À quoi servent donc les passions ? Elles « disposent leur âme à vouloir les choses auxquelles elles préparent le corps », elles sont à l'intersection entre l'âme et le corps. Naissant dans le corps et perçues par l'âme, la passion reste un mécanisme qui se déclenche dans le corps. Elle incite notre âme à quelque chose, lui suggère une volonté. La peur nous incite à fuir : le cœur s'accélère, le corps se prépare à courir et en même temps notre âme est incitée à vouloir fuir. Notre volonté, par ce moyen, ne peut être contrainte : être incité à fuir, ce n’est pas le vouloir. Et chez un humain, en dernière instance, c’est toujours l'âme qui décide.
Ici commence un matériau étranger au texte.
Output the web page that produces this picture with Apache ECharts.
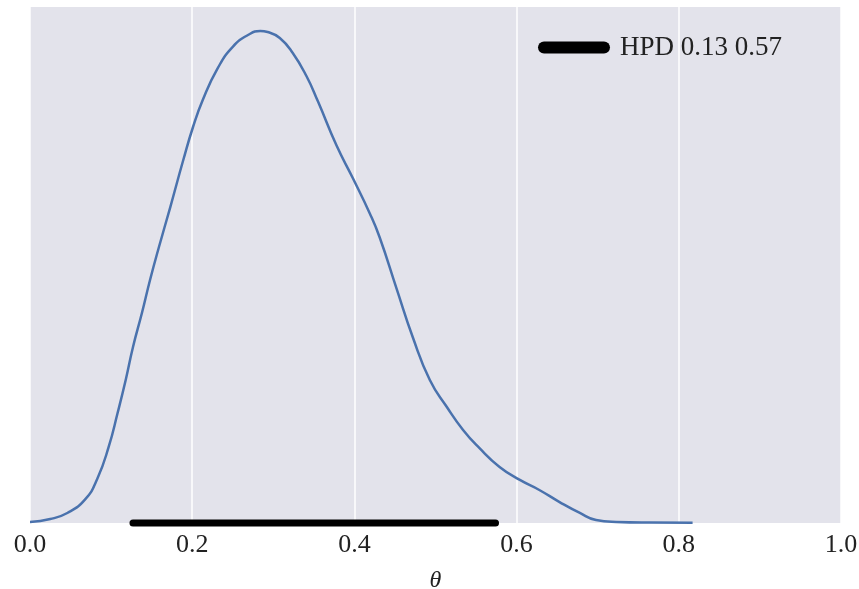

Si l’on compare humain et animal, en les mettant en présence l'un l'autre, dans la plupart des cas l'animal a une réaction instantanée de fuite. Automatique, mécanique, physique. Du côté humain, les réactions peuvent différer, mais en tous cas vient s'insérer dans ce mécanisme un jeu de l'âme; l'indétermination d'une volonté. L'union entre esprit et corps correspond à l’introduction de la liberté dans un mécanisme naturel.

Quelques remarques :

  • Les passions témoignent de l'unité entre corps et âme, présentent les intérêts du corps à l'âme. Elles sont le moyen par lequel la vie prend une signification de l'esprit.
  • Ces passions sont un moyen de communication entre corps et esprit, un langage, sans lequel l'esprit serait indifférent au corps, serait détaché de la matière.
  • Sans plaisir, souffrance, désir, le mot « vivre » n'aurait aucun sens. Sans passions, nous serions limités à la notion d'existence : Dieu ne vit pas, seuls des êtres naturels peuvent vivre.
  • 2 sens du mot vivre : Le sens général qui n'est qu'un mécanisme matériel; un sens plus restreint : c’est le même processus mais perçu par une âme humaine. Non seulement l'être humain est en vie, mais en plus il l'éprouve. La vie est alors définie par Descartes comme étant aussi le vécu.
  • L'union entre corps et âme est l'expérience des passions : dans la douleur, l'âme s'incarne, le corps se spiritualise; c’est nous, le cogito, qui avons mal. L'unité de l'âme et du corps est bien réelle.